Paura, incertezza e disagio socio-economico, oltre a costo dei figli, difficoltà nel conciliare maternità e lavoro, carenza di supporti per la cura, sono gli elementi che frenano le scelte genitoriali degli italiani. È necessario un dialogo costruttivo e di collaborazione tra Governo, famiglie e aziende private al fine di consentire una maggiore flessibilità per le madri lavoratrici, assicurando congedi e aspettative più lunghi, unitamente al potenziamento del sistema degli asili nido. Sono ancora pochi, infatti, i posti all’asilo nido, la copertura è inferiore al 33%, e la mancanza di un sistema fiscale che premi le famiglie con più figli riducendo la tassazione, fanno sì che ogni anno più di 2000 donne si dimettano dal lavoro (fonte Ispettorato Nazionale del Lavoro) per l’impossibilità di gestire una famiglia e al tempo stesso crescere professionalmente.
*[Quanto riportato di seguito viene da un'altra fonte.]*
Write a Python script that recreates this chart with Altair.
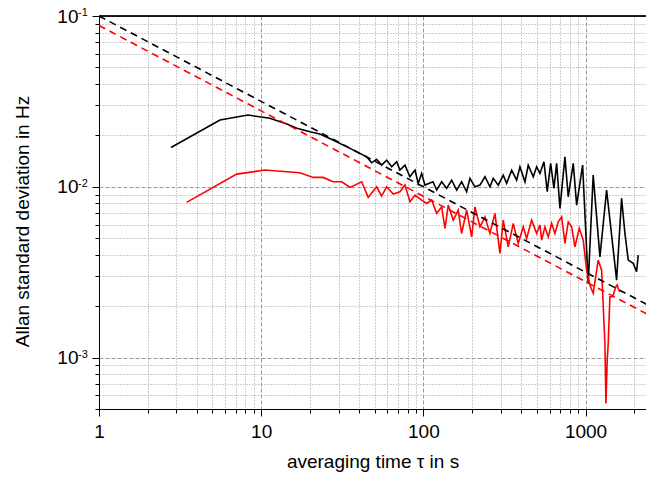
import altair as alt
import pandas as pd

# ---- data ----
black_tau = [2.78, 5.57, 8.29, 11.3, 14.4, 16.6, 20.0, 23.0, 27.7, 35.3, 44.7, 48.0, 51.5, 55.3, 59.4,
             63.8, 68.5, 71.7, 77.0, 82.7, 88.8, 93.0, 97.6, 102.3, 114.6, 120.8, 129.7, 139.2, 149.5,
             160.5, 172.2, 184.9, 193.8, 208.0, 223.4, 239.8, 257.4, 269.8, 289.6, 310.9, 326.3, 350.4,
             376.1, 394.1, 423.1, 443.4, 476.1, 499.6, 523.6, 554.1, 580.7, 609.4, 638.7, 663.6, 695.5,
             746.5, 782.4, 840.2, 881.6, 959.6, 1039, 1115, 1227, 1349, 1555, 1669, 1750, 1834, 1968,
             2065, 2113]
black_sigma = [0.0170, 0.0246, 0.0263, 0.0252, 0.0233, 0.0220, 0.0210, 0.02036, 0.01877, 0.01679,
               0.01498, 0.01382, 0.01447, 0.01340, 0.01433, 0.01310, 0.01401, 0.01252, 0.01340,
               0.01145, 0.01252, 0.01047, 0.01198, 0.01023, 0.01070, 0.00956, 0.01070, 0.00979,
               0.01094, 0.00956, 0.01070, 0.00935, 0.01120, 0.01000, 0.01023, 0.01145, 0.01000,
               0.01120, 0.01023, 0.01171, 0.01047, 0.01252, 0.01094, 0.01310, 0.01070, 0.01340,
               0.01145, 0.01310, 0.01198, 0.01401, 0.00935, 0.01371, 0.00979, 0.01371, 0.00747,
               0.01498, 0.00874, 0.01371, 0.00781, 0.01340, 0.00272, 0.01171, 0.00389, 0.00956,
               0.00284, 0.00855, 0.00533, 0.00372, 0.00356, 0.00318, 0.00398]

red_tau = [3.47, 7.06, 10.56, 17.3, 20.96, 24.1, 27.8, 31.4, 35.3, 41.7, 45.7, 51.5, 55.3, 59.4, 65.2,
           71.7, 77.0, 82.7, 88.8, 97.6, 104.8, 112.5, 120.8, 129.7, 135.9, 142.4, 152.9, 164.1, 172.2,
           184.9, 198.6, 208.0, 223.4, 239.8, 257.4, 276.3, 296.7, 310.9, 333.8, 358.4, 384.7, 413.0,
           433.5, 465.4, 499.6, 523.6, 536.3, 561.9, 588.8, 618.0, 647.7, 678.8, 712.3, 746.5, 782.4,
           821.1, 860.4, 914.5, 967.9, 1016, 1064, 1115, 1197, 1257, 1317, 1336, 1361, 1380, 1414,
           1469, 1539, 1568, 1600, 1630]
red_sigma = [0.00811, 0.01186, 0.01253, 0.01208, 0.01135, 0.01135, 0.01070, 0.01070, 0.00992, 0.01070,
             0.00867, 0.01000, 0.00882, 0.01000, 0.00906, 0.00935, 0.01023, 0.00817, 0.00894, 0.00836,
             0.00799, 0.00836, 0.00699, 0.00763, 0.00571, 0.00781, 0.00638, 0.00730, 0.00533, 0.00730,
             0.00509, 0.00763, 0.00583, 0.00667, 0.00533, 0.00699, 0.00407, 0.00638, 0.00445, 0.00611,
             0.00466, 0.00583, 0.00498, 0.00638, 0.00533, 0.00597, 0.00487, 0.00583, 0.00509, 0.00611,
             0.00533, 0.00624, 0.00667, 0.00466, 0.00624, 0.00583, 0.00445, 0.00571, 0.00487, 0.00325,
             0.00266, 0.00238, 0.00372, 0.00325, 0.00121, 0.000538, 0.000966, 0.00121, 0.00227,
             0.00227, 0.00260, 0.00266, 0.00250, 0.00243]

fit_tau = [1, 2700]
black_fit = [0.1, 0.001925]
red_fit = [0.088, 0.001694]

x_ticks = [1, 2, 3, 4, 5, 6, 7, 8, 9, 10, 20, 30, 40, 50, 60, 70, 80, 90,
           100, 200, 300, 400, 500, 600, 700, 800, 900, 1000, 2000]
y_ticks = [0.0005, 0.0006, 0.0007, 0.0008, 0.0009,
           0.001, 0.002, 0.003, 0.004, 0.005, 0.006, 0.007, 0.008, 0.009,
           0.01, 0.02, 0.03, 0.04, 0.05, 0.06, 0.07, 0.08, 0.09, 0.1]
y_decades = [0.1, 0.01, 0.001]
y_exponents = ["-1", "-2", "-3"]

x_domain = [1, 2360]
y_domain = [0.0005, 0.1]

FONT = "Liberation Sans"
DEC = "abs(log(datum.value)/LN10 - round(log(datum.value)/LN10)) < 0.001"
GRID_COLOR = "#9a9a9a"

x_axis = alt.Axis(
    values=x_ticks, grid=True,
    gridColor=GRID_COLOR, gridWidth=1,
    gridDash={"condition": {"test": DEC, "value": [4, 2]}, "value": [1, 2]},
    tickSize={"condition": {"test": DEC, "value": 7}, "value": 4},
    tickColor="black", domainColor="black",
    labelExpr=f"({DEC}) ? format(datum.value, 'd') : ''",
    labelFont=FONT, labelFontSize=19, labelColor="black", labelPadding=6,
    labelFlush=False, labelOverlap=False,
    title="averaging time τ in s", titleFont=FONT, titleFontSize=19,
    titleFontWeight="normal", titleColor="black", titleY=58, titleBaseline="alphabetic",
)
y_axis = alt.Axis(
    values=y_ticks, grid=True,
    gridColor=GRID_COLOR, gridWidth=1,
    gridDash={"condition": {"test": DEC, "value": [4, 2]}, "value": [1, 2]},
    tickSize={"condition": {"test": DEC, "value": 7}, "value": 4},
    tickColor="black", domainColor="black",
    labelExpr=f"({DEC}) ? '10' : ''",
    labelFont=FONT, labelFontSize=19, labelColor="black", labelPadding=14,
    labelFlush=False, labelOverlap=False,
    title="Allan standard deviation in Hz", titleFont=FONT, titleFontSize=19,
    titleFontWeight="normal", titleColor="black", titleX=-77, titleY=205,
    titleAngle=-90, titleBaseline="middle", titleAlign="center",
)

xs = alt.Scale(type="log", domain=x_domain, nice=False)
ys = alt.Scale(type="log", domain=y_domain, nice=False)
x_enc = alt.X("tau:Q", scale=xs, axis=x_axis)
y_enc = alt.Y("sigma:Q", scale=ys, axis=y_axis)

df_black = pd.DataFrame({"tau": black_tau, "sigma": black_sigma})
df_red = pd.DataFrame({"tau": red_tau, "sigma": red_sigma})
df_bfit = pd.DataFrame({"tau": fit_tau, "sigma": black_fit})
df_rfit = pd.DataFrame({"tau": fit_tau, "sigma": red_fit})
df_exp = pd.DataFrame({"sigma": y_decades, "exp": y_exponents})

black_line = alt.Chart(df_black).mark_line(color="black", strokeWidth=1.6).encode(x=x_enc, y=y_enc)
red_line = alt.Chart(df_red).mark_line(color="#ff0000", strokeWidth=1.6).encode(x=x_enc, y=y_enc)
bfit = alt.Chart(df_bfit).mark_line(color="black", strokeWidth=1.6, strokeDash=[7, 5], clip=True).encode(x=x_enc, y=y_enc)
rfit = alt.Chart(df_rfit).mark_line(color="#ff0000", strokeWidth=1.6, strokeDash=[7, 5], clip=True).encode(x=x_enc, y=y_enc)

exps = alt.Chart(df_exp).mark_text(
    font=FONT, fontSize=11, align="left", baseline="alphabetic", color="black"
).encode(x=alt.value(-21), y=alt.Y("sigma:Q", scale=ys, axis=y_axis), text="exp:N")

top_line = alt.Chart(df_exp).mark_rule(color="black", strokeWidth=1).encode(
    x=alt.value(0), x2=alt.value(547), y=alt.value(0)
)

chart = alt.layer(black_line, red_line, bfit, rfit, exps, top_line).properties(
    width=547, height=393,
    padding={"left": 91, "top": 8, "right": 0, "bottom": 64},
    autosize=alt.AutoSizeParams(type="none"),
).configure_view(stroke=None).configure(background="white")

chart.save("out.html", embed_options={"renderer": "svg", "actions": False})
I Paesi Europei che hanno investito sulla famiglia hanno visto i tassi di fecondità risollevarsi. In Germania il punto forte, da anni, è il Kindergeld, l’assegno familiare: ammonta a 220 euro al mese per il primo figlio, senza distinzioni di reddito, 225 per il secondo, 250 per i successivi (e circa 160 euro in più per le famiglie povere). È inoltre possibile detrarre le spese per l’assistenza dei figli fino a 4.000 euro. Negli ultimi anni si è assistito ad un forte potenziamento dei servizi per l’infanzia e delle misure per la conciliazione vita-lavoro: l’accesso a nidi e materne è un diritto, l’assegno parentale consente 14 mesi a casa al 65-100% dello stipendio (il limite di reddito c’è ma oltre i 500.000 euro). Berlino spende per famiglia e figli, il 3,3% del Pil, circa 100 miliardi l’anno. In Germania gli aiuti spettano a tutti i cittadini, anche agli stranieri residenti. La Polonia ha introdotto dal 2016 un assegno universale per i figli, senza limiti di reddito, pari a circa 100 euro a figlio, in un Paese in cui lo stipendio medio è di 600 euro. Erogazioni aggiuntive sono previste per gli studenti che iniziano l’anno scolastico, per i nuovi nati, per pagare l’asilo nido o per le famiglie in difficoltà economica. La “Big Family Card” è invece un sistema di sconti e indennità aggiuntive per i nuclei con più di tre figli. La Polonia ha portato la spesa per famiglia e figli al 4% del Pil. Le misure ungheresi sono vincolate alla nazionalità oltre che ai matrimoni. Ogni coppia di sposi può beneficiare di un prestito di 30.000 euro, la cui restituzione si riduce fino ad azzerarsi alla nascita del terzo figlio, le coppie che hanno un quarto figlio non pagano più tasse per il resto della vita, chi compra la prima casa ottiene mutui scontatissimi con rate sospese alla nascita dei figli, ogni bambino ha diritto al posto all’asilo nido, i congedi parentali sono stati ampliati ed estesi anche ai nonni. La spesa per la famiglia in Ungheria è salita al 4,8% del Pil. Il calo demografico è la risposta delle donne italiane ad un problema che i governi dell’ultimo ventennio hanno ignorato non rendendosi conto che l’aumento delle natalità è strategico per la crescita sociale ed economica. Nel nostro Paese servono misure a sostegno della maternità, che non va solo tutelata, ma anche valorizzata.